Uma Baksi has raised a claim on the money that has been accumulated on account of the performance-related pay of the employee. According to Uma Baksi, the performance-related money must be disbursed in her favour as the deceased employee had incorporated her name as the nominee in the nomination form for the disbursement of the provident fund and gratuity. On 17th January 2019, the Court directed the General Manager of the Eastern Coalfields Limited to decide according to the applicable rules, regulations, circulars and notifications within a prescribed period of time. The General Manager of the Eastern Coalfields Limited stated that there was no set rules and regulations related to the disbursement of the performance-related amount in case of the death of a retired executive. The claimants were directed to settle their dispute before the Court.
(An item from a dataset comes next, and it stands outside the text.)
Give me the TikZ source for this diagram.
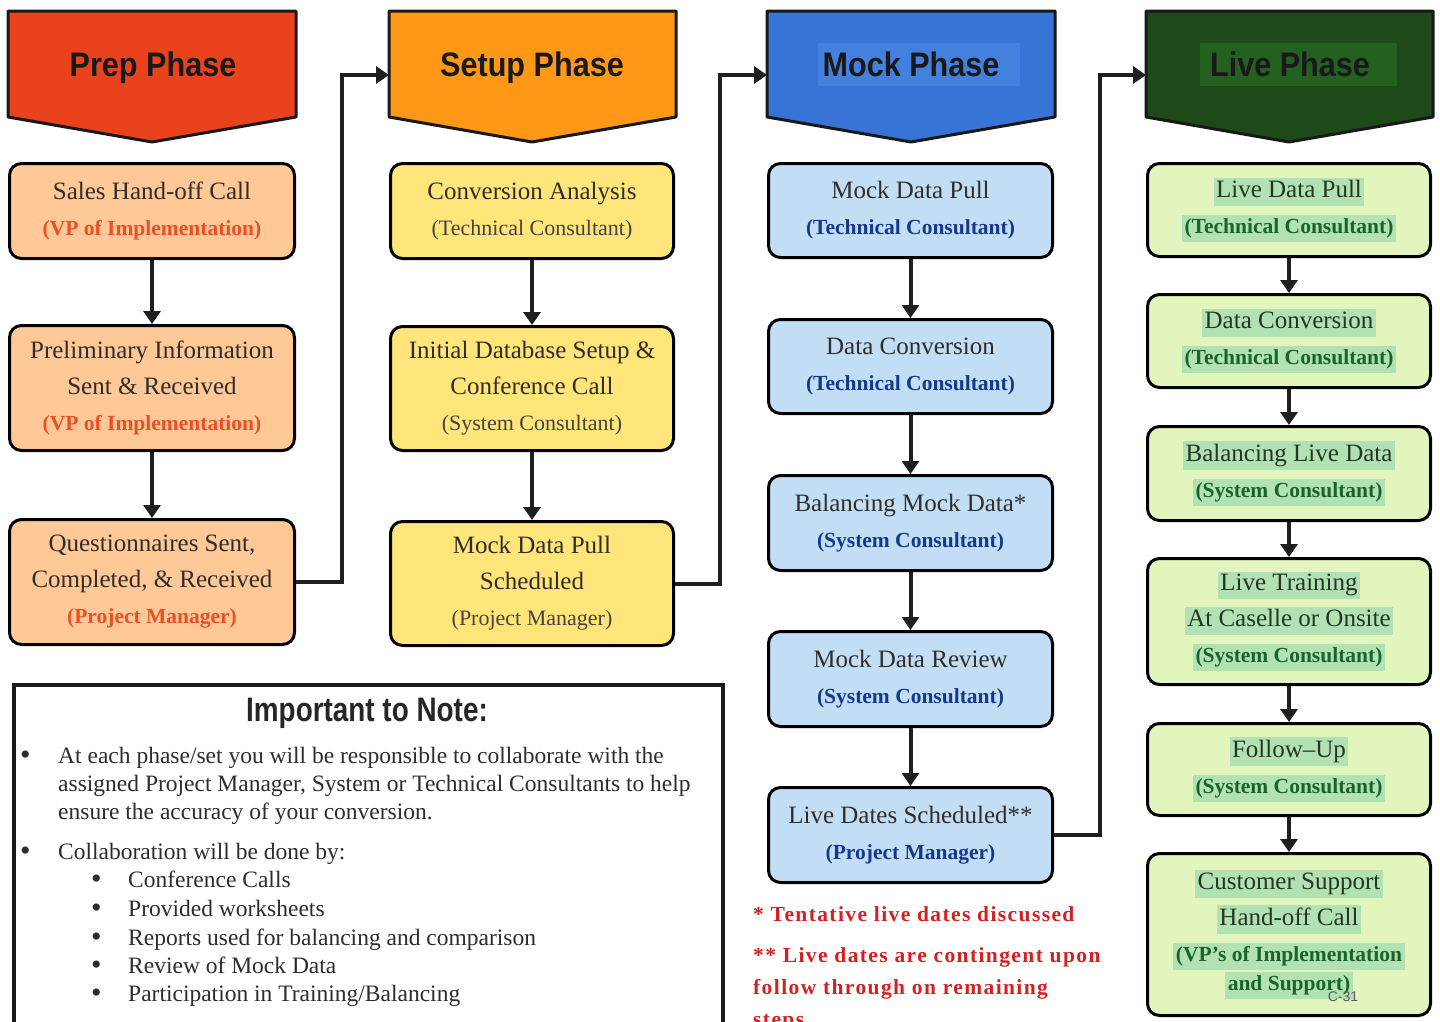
\documentclass[tikz,border=0pt]{standalone}
\usepackage{fontspec}
\setmainfont{Liberation Serif}
\newfontfamily\hdfont[FakeStretch=0.9]{Liberation Sans}
\newfontfamily\notehdfont[FakeStretch=0.82]{Liberation Sans}
\newfontfamily\fnfont[LetterSpace=6.5]{Liberation Serif}
\newfontfamily\cfont{Liberation Sans}
\usetikzlibrary{arrows.meta}

\definecolor{prepred}{RGB}{235,66,30}
\definecolor{setuporange}{RGB}{255,152,22}
\definecolor{mockblue}{RGB}{56,116,214}
\definecolor{mockhl}{RGB}{68,128,222}
\definecolor{livegreen}{RGB}{30,74,26}
\definecolor{livehl}{RGB}{36,96,32}
\definecolor{prepfill}{RGB}{255,200,150}
\definecolor{setupfill}{RGB}{255,229,122}
\definecolor{mockfill}{RGB}{194,222,245}
\definecolor{livefill}{RGB}{226,245,189}
\definecolor{hlgreen}{RGB}{178,226,180}
\definecolor{bodytxt}{RGB}{50,45,40}
\definecolor{livetxt}{RGB}{35,55,35}
\definecolor{preprole}{RGB}{232,80,40}
\definecolor{setuprole}{RGB}{70,68,60}
\definecolor{mockrole}{RGB}{22,56,140}
\definecolor{liverole}{RGB}{25,100,45}
\definecolor{notetxt}{RGB}{45,45,45}
\definecolor{fnred}{RGB}{212,32,32}

\newcommand\bxfont{\fontsize{25}{36}\selectfont}
\newcommand\rlfont{\bfseries\fontsize{21.5}{36}\selectfont}
\newcommand\rlfontreg{\fontsize{22}{36}\selectfont}
\newcommand\hlg[1]{{\setlength{\fboxsep}{2.5pt}\colorbox{hlgreen}{\rule[-6pt]{0pt}{22pt}#1}}}

\tikzset{
  box/.style={draw=black, line width=3pt, rounded corners=12pt, align=center,
    text=bodytxt, font=\bxfont, inner sep=0pt},
  prepbox/.style={box, fill=prepfill, minimum width=285pt},
  setupbox/.style={box, fill=setupfill, minimum width=283pt},
  mockbox/.style={box, fill=mockfill, minimum width=284pt},
  livebox/.style={box, fill=livefill, minimum width=283pt, text=livetxt},
  flow/.style={line width=4pt, draw=black!88, -{Triangle[width=17pt,length=13pt]}},
  hdr/.style={draw=black!90, line width=3pt, line join=round},
  hdtext/.style={font=\hdfont\bfseries\fontsize{34}{40}\selectfont, text=black!90, inner sep=0pt, anchor=base},
  notetext/.style={anchor=base west, inner sep=0pt, text=notetxt, font=\fontsize{23.5}{28}\selectfont},
  bul/.style={anchor=base west, inner sep=0pt, text=notetxt, font=\fontsize{30}{30}\selectfont},
  fntext/.style={anchor=base west, inner sep=0pt, text=fnred, font=\fnfont\bfseries\fontsize{21.5}{26}\selectfont},
}

\begin{document}
\begin{tikzpicture}[x=1pt,y=-1pt]
\useasboundingbox (0,0) rectangle (1440,1021);

% ---------- headers ----------
\draw[hdr, fill=prepred] (8,11) -- (296,11) -- (296,117) -- (152,142) -- (8,117) -- cycle;
\node[hdtext] (hp) at (153,76) {Prep Phase};

\draw[hdr, fill=setuporange] (389,11) -- (676,11) -- (676,117) -- (532,142) -- (389,117) -- cycle;
\node[hdtext] (hs) at (532,76) {Setup Phase};
\coordinate (sin) at (389,75);

\draw[hdr, fill=mockblue] (767,11) -- (1055,11) -- (1055,117) -- (911,142) -- (767,117) -- cycle;
\fill[mockhl] (818,43) rectangle (1020,86);
\node[hdtext] (hm) at (911,76) {Mock Phase};
\coordinate (min) at (767,75);

\draw[hdr, fill=livegreen] (1146,11) -- (1433,11) -- (1433,117) -- (1289,142) -- (1146,117) -- cycle;
\fill[livehl] (1200,43) rectangle (1397,86);
\node[hdtext] (hl) at (1290,76) {Live Phase};
\coordinate (lin) at (1146,75);

% ---------- prep column ----------
\node[prepbox, minimum height=95pt] (p1) at (152,211)
  {Sales Hand-off Call\\{\rlfont\color{preprole}(VP of Implementation)}};
\node[prepbox, minimum height=125pt] (p2) at (152,388)
  {Preliminary Information\\Sent \& Received\\{\rlfont\color{preprole}(VP of Implementation)}};
\node[prepbox, minimum height=125pt] (p3) at (152,582)
  {Questionnaires Sent,\\Completed, \& Received\\{\rlfont\color{preprole}(Project Manager)}};

% ---------- setup column ----------
\node[setupbox, minimum height=95pt] (s1) at (532,211)
  {Conversion Analysis\\{\rlfontreg\color{setuprole}(Technical Consultant)}};
\node[setupbox, minimum height=124pt] (s2) at (532,388.5)
  {Initial Database Setup \&\\Conference Call\\{\rlfontreg\color{setuprole}(System Consultant)}};
\node[setupbox, minimum height=124pt] (s3) at (532,583.5)
  {Mock Data Pull\\Scheduled\\{\rlfontreg\color{setuprole}(Project Manager)}};

% ---------- mock column ----------
\node[mockbox, minimum height=94pt] (m1) at (910.5,210.5)
  {Mock Data Pull\\{\rlfont\color{mockrole}(Technical Consultant)}};
\node[mockbox, minimum height=94pt] (m2) at (910.5,366.5)
  {Data Conversion\\{\rlfont\color{mockrole}(Technical Consultant)}};
\node[mockbox, minimum height=95pt] (m3) at (910.5,523)
  {Balancing Mock Data*\\{\rlfont\color{mockrole}(System Consultant)}};
\node[mockbox, minimum height=95pt] (m4) at (910.5,679)
  {Mock Data Review\\{\rlfont\color{mockrole}(System Consultant)}};
\node[mockbox, minimum height=95pt] (m5) at (910.5,835)
  {Live Dates Scheduled**\\{\rlfont\color{mockrole}(Project Manager)}};

% ---------- live column ----------
\node[livebox, minimum height=93pt] (l1) at (1289,210)
  {\hlg{Live Data Pull}\\{\rlfont\color{liverole}\hlg{(Technical Consultant)}}};
\node[livebox, minimum height=93pt] (l2) at (1289,341)
  {\hlg{Data Conversion}\\{\rlfont\color{liverole}\hlg{(Technical Consultant)}}};
\node[livebox, minimum height=94pt] (l3) at (1289,473.5)
  {\hlg{Balancing Live Data}\\{\rlfont\color{liverole}\hlg{(System Consultant)}}};
\node[livebox, minimum height=126pt] (l4) at (1289,621.5)
  {\hlg{Live Training}\\\hlg{At Caselle or Onsite}\\{\rlfont\color{liverole}\hlg{(System Consultant)}}};
\node[livebox, minimum height=92pt] (l5) at (1289,769.5)
  {\hlg{Follow--Up}\\{\rlfont\color{liverole}\hlg{(System Consultant)}}};
\node[livebox, minimum height=162pt] (l6) at (1289,934.5)
  {\hlg{Customer Support}\\\hlg{Hand-off Call}\\{\rlfont\color{liverole}\hlg{(VP’s of Implementation}}\\[-7pt]{\rlfont\color{liverole}\hlg{and Support)}}};
\node[font=\cfont\fontsize{14}{16}\selectfont, text=black!65, inner sep=0pt] (c31) at (1343,997) {C-31};

% ---------- vertical connectors ----------
\draw[flow] (p1.south) -- (p2.north);
\draw[flow] (p2.south) -- (p3.north);
\draw[flow] (s1.south) -- (s2.north);
\draw[flow] (s2.south) -- (s3.north);
\draw[flow] (m1.south) -- (m2.north);
\draw[flow] (m2.south) -- (m3.north);
\draw[flow] (m3.south) -- (m4.north);
\draw[flow] (m4.south) -- (m5.north);
\draw[flow] (l1.south) -- (l2.north);
\draw[flow] (l2.south) -- (l3.north);
\draw[flow] (l3.south) -- (l4.north);
\draw[flow] (l4.south) -- (l5.north);
\draw[flow] (l5.south) -- (l6.north);

% ---------- phase-to-phase connectors ----------
\draw[flow, line join=miter] (p3.east) -- ++(46,0) |- (sin);
\draw[flow, line join=miter] (s3.east) -- ++(45,0) |- (min);
\draw[flow, line join=miter] (m5.east) -- ++(46,0) |- (lin);

% ---------- note box ----------
\node[draw=black!90, line width=4pt, fill=white, minimum width=709pt, minimum height=360pt,
  anchor=north west, inner sep=0pt] (note) at (12,683) {};
\node[font=\notehdfont\bfseries\fontsize{34}{40}\selectfont, text=black!85, inner sep=0pt] (nt) at (367,713) {Important to Note:};

\node[bul] (b1) at (20,764) {•};
\node[notetext] (n1) at (58,763) {At each phase/set you will be responsible to collaborate with the};
\node[notetext] (n2) at (58,791) {assigned Project Manager, System or Technical Consultants to help};
\node[notetext] (n3) at (58,819) {ensure the accuracy of your conversion.};
\node[bul] (b2) at (20,860) {•};
\node[notetext] (n4) at (58,859) {Collaboration will be done by:};
\node[bul] (b3) at (91,888) {•};
\node[notetext] (n5) at (128,887) {Conference Calls};
\node[bul] (b4) at (91,917) {•};
\node[notetext] (n6) at (128,916) {Provided worksheets};
\node[bul] (b5) at (91,946) {•};
\node[notetext] (n7) at (128,945) {Reports used for balancing and comparison};
\node[bul] (b6) at (91,974) {•};
\node[notetext] (n8) at (128,973) {Review of Mock Data};
\node[bul] (b7) at (91,1002) {•};
\node[notetext] (n9) at (128,1001) {Participation in Training/Balancing};

% ---------- footnotes ----------
\node[fntext] (f1) at (753,921) {* Tentative live dates discussed};
\node[fntext] (f2) at (753,962) {** Live dates are contingent upon};
\node[fntext] (f3) at (753,994) {follow through on remaining};
\node[fntext] (f4) at (753,1026) {steps};
\end{tikzpicture}
\end{document}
He also stated that he is not competent authority also he has no jurisdiction either to accept or deny the claims which are raised by the heirs of the deceased employee.

The Court held that the employee had not nominated Uma Baksi as a nominee to receive the amount of performance-related pay. Hence, she cannot claim the entire amount of performance-related pay. On 22nd August 2019, the Court directed the General Manager to disburse the amount of performance-related pay in favour of Uma Baksi and the daughters from the first marriage of the employee equally.

Conclusion

Employees Provident Fund is a retirement benefit plan. Once an employee stop working, he cannot contribute to the Employees Provident Fund. The interest earned on the Employees Provident Fund is exempted from tax. According to the Employees’ Provident Fund and Miscellaneous Provisions Act 1952, the employee that has retired from his service after attaining the age of 55 years has a right to claim final Provident Fund settlement. However, the employee can withdraw the full amount of Provident Fund, in case if he quits his job or is out of employment for a period of 60 days or more. The employee can also transfer the amount of Provident Fund to the new employer. The employee can withdraw 90% of the accumulated Provident Fund with interest if he is above 54 years of age and is near the retirement period.